**EXERCISE AIM**
Do not repeat pictures. Repeat exactly the lines of the listing below from its first line through the line with "plt.rcParams['font.family'] = ['Liberation".

**GIVEN MATERIAL**
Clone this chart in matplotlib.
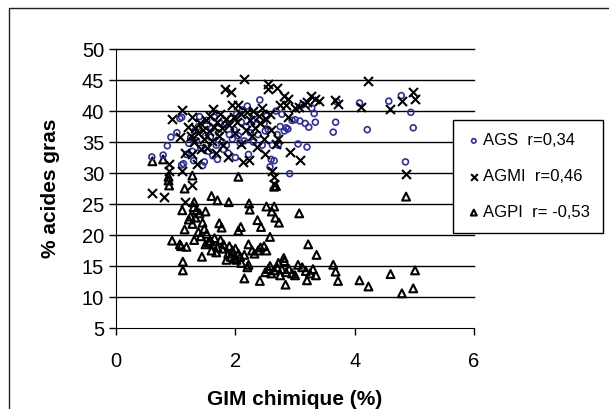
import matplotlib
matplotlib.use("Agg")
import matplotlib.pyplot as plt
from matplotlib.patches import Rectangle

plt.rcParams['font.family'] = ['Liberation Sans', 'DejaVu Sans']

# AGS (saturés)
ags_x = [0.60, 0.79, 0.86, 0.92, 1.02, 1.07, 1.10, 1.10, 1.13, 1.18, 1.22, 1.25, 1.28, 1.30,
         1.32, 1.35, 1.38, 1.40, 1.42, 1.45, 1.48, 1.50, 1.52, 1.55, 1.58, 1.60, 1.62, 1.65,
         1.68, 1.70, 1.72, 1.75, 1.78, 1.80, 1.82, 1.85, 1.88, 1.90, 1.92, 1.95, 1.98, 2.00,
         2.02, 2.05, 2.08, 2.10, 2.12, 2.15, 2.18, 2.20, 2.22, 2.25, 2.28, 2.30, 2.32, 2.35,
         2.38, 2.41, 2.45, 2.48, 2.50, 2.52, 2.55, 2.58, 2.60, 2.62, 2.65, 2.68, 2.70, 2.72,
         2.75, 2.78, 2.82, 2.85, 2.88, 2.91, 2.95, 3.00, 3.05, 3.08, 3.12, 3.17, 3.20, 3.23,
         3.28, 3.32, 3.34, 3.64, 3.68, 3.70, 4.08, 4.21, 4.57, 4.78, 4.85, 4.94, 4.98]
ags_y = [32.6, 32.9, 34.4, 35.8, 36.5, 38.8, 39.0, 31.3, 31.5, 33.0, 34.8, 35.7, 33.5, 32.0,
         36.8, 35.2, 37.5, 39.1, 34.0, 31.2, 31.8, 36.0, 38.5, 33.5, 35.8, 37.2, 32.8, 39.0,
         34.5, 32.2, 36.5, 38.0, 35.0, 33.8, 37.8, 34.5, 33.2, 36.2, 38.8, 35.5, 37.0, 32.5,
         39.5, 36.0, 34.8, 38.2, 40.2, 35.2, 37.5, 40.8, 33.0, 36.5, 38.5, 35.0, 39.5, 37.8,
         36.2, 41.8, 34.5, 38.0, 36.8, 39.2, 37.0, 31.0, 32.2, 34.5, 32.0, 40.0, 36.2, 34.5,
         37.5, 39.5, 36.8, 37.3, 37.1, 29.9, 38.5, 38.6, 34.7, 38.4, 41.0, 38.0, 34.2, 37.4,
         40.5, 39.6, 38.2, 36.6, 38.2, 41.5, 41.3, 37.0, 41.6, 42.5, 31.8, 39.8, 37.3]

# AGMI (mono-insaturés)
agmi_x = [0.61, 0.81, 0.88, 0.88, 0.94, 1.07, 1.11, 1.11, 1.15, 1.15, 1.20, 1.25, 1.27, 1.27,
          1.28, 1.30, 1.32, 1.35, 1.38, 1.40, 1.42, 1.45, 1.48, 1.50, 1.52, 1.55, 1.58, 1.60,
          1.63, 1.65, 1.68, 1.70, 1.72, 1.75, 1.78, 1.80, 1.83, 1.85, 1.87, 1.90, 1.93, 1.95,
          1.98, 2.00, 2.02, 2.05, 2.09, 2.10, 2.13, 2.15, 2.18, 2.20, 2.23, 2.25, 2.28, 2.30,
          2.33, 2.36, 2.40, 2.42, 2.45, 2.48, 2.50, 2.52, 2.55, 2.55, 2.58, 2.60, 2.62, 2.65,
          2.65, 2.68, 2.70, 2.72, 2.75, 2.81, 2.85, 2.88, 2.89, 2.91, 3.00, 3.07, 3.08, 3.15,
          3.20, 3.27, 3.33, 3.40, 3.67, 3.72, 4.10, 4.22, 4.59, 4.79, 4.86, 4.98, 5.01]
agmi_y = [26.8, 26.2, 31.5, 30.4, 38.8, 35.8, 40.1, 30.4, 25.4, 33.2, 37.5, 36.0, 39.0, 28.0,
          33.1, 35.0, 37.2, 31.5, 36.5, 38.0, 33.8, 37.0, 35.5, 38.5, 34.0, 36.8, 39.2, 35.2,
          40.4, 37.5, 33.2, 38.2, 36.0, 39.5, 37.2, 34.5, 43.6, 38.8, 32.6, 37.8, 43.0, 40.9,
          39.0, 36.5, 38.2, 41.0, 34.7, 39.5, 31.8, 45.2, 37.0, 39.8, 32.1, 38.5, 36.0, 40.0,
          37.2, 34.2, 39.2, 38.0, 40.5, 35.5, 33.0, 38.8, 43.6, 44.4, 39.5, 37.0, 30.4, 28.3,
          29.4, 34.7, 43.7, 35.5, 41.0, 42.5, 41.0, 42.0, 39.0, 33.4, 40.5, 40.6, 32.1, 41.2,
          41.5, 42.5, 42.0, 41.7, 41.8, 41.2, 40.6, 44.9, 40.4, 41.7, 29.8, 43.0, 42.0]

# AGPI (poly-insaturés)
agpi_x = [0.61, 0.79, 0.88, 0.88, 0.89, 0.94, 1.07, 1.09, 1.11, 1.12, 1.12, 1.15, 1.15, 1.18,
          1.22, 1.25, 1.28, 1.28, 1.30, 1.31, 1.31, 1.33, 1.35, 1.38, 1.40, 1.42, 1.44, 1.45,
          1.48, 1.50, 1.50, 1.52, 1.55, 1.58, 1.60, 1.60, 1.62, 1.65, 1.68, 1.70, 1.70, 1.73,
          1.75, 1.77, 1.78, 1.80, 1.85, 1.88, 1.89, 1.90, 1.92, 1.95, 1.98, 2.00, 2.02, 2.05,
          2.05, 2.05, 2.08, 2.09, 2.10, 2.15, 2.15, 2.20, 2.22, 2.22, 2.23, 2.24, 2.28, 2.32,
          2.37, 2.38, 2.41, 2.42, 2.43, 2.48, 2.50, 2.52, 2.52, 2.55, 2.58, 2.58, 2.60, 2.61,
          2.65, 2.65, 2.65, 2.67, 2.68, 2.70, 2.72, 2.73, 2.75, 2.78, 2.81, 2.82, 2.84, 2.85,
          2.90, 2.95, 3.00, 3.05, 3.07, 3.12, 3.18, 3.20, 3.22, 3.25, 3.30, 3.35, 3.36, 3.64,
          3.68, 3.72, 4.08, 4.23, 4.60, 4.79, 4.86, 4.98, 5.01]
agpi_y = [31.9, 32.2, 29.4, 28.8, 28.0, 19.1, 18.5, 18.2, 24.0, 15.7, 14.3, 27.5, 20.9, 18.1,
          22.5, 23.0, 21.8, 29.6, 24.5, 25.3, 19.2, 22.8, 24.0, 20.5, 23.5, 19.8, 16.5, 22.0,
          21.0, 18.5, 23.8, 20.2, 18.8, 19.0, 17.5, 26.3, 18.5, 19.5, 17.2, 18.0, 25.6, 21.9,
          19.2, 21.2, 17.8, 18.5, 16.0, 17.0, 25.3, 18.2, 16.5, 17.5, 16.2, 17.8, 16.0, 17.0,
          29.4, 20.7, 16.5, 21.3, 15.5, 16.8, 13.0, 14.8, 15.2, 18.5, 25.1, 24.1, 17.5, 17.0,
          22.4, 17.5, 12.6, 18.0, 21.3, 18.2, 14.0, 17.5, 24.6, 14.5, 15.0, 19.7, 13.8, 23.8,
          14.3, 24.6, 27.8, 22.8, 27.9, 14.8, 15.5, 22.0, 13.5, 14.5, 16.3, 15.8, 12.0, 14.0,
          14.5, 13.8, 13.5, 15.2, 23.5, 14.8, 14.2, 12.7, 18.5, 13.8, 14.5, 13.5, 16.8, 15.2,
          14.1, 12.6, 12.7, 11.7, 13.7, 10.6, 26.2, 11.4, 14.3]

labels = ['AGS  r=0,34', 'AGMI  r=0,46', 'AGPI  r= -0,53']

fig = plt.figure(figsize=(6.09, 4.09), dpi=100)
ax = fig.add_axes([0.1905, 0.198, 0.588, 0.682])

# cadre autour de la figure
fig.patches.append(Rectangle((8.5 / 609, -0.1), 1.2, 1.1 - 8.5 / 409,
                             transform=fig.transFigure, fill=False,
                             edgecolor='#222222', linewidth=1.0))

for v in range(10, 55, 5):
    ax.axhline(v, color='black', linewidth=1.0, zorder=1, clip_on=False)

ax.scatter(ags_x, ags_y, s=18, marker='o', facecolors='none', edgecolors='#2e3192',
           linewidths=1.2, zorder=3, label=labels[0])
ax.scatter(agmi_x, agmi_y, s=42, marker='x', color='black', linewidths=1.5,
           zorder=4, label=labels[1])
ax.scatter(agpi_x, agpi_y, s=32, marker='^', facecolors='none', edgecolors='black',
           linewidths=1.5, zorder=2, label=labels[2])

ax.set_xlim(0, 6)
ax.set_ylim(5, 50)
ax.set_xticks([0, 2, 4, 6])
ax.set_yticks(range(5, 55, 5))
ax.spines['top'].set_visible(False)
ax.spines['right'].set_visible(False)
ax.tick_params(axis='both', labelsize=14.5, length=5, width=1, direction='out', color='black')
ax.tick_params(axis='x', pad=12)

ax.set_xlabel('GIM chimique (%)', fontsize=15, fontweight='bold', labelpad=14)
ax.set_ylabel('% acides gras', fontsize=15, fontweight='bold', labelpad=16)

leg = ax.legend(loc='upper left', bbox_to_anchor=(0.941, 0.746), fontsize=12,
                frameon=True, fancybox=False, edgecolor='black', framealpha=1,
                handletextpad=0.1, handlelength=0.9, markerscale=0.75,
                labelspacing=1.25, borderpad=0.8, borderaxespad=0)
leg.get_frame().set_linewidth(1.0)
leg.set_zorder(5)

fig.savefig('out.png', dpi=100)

**WRITTEN ANSWER**
Clone this chart in matplotlib.
import matplotlib
matplotlib.use("Agg")
import matplotlib.pyplot as plt
from matplotlib.patches import Rectangle

plt.rcParams['font.family'] = ['Liberation Sans', 'DejaVu Sans']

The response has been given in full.